Would you find a massive public archive of emails useful for testing mail filtering software? How would you feel about your emails being part of the archive?
In a copyfree IRC meeting, TechRepublic contributor Sterling Camden mentioned his intention to write an email parser in Haskell. At the time, we discussed the reasons for doing so, but later it occurred to me that testing an email parser requires test data, and what came to mind then was the Enron dataset.
Half a million emails sent between Enron employees passed through the possession of the Federal Energy Regulatory Commission during its investigation following the Enron scandal of 2001, and was publicly posted to the Web. From there, it went to MIT, and ultimately to the CALO Project. Today, it is available from Carnegie Mellon University, where it can be downloaded for use as test data or searched and sorted for research into the events investigated by the Federal Energy Regulatory Commission. In the terms of the CMU page, maintained by William W. Cohen, MLD:
I am distributing this dataset as a resource for researchers who are interested in improving current email tools, or understanding how email is currently used. This data is valuable; to my knowledge it is the only substantial collection of "real" email that is public. The reason other datasets are not public is because of privacy concerns. In using this dataset, please be sensitive to the privacy of the people involved (and remember that many of these people were certainly not involved in any of the actions which precipitated the investigation.)
The key to the value of this dataset is, as William Cohen pointed out, that it is a huge archive of actually delivered emails. Common tactics for testing spam filtering tools, mail delivery systems, and natural language parsers when high volumes of data are needed for rigorous testing involve combining what real-world data the testers have available from their own lives or provided to the cause by their employers, scrapings from the Internet, and pseudo-randomly generated data. Unfortunately, if what you actually need is tens of thousands of real emails, that approach is far from perfect. The Enron email dataset can help fill the gap.

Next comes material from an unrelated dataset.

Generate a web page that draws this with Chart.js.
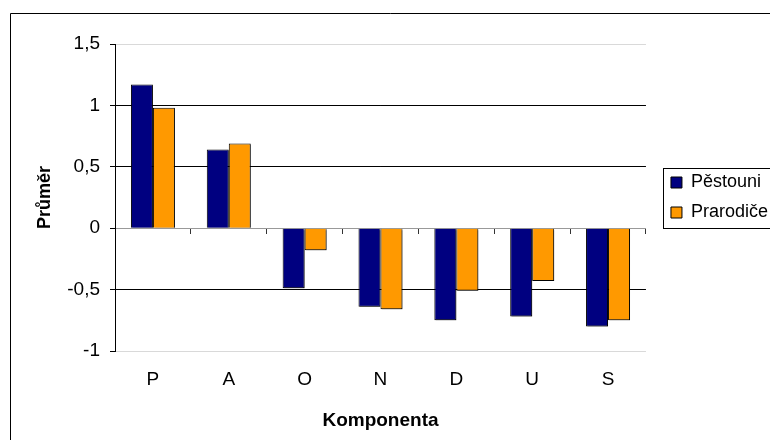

When Sterling developed a spam filtering tool, isspam, I should have thought of this as something to recommend if he wants more sample email to use for training the spam filter — if it would suit his needs.
As it happens, I am starting work on an email tool myself now as well. Specifically, I will be working on a POP3 client. I am thinking about giving it extensible filtering capabilities so that tools like isspam can be easily used in conjunction with it. For such purposes, a half-million email dataset could be helpful for testing purposes.
On some level, however, the idea of using half a million emails sent by and to people I have never met feels a little odd. As explained on William Cohen's CMU page, some redaction to protect privacy has been done, but I would certainly be uncomfortable with emails of mine ending up in public distribution in such a dataset. How, exactly, do government officials feel justified in making hundreds of thousands of emails, most of which have nothing to do with the investigation that caused them to fall into investigators' hands in the first place, publicly available like this?
The question is rhetorical, of course. I do not expect a reasonable answer. In addition to providing useful research data for people developing tools designed to protect us from spam and phishing emails, I hope it provides an object lesson to those who are too complacent about their data falling into government hands. Regardless of whether you trust the intentions of people working for the government, the truth is that negligence or incompetence can easily result in your private data getting turned into public records.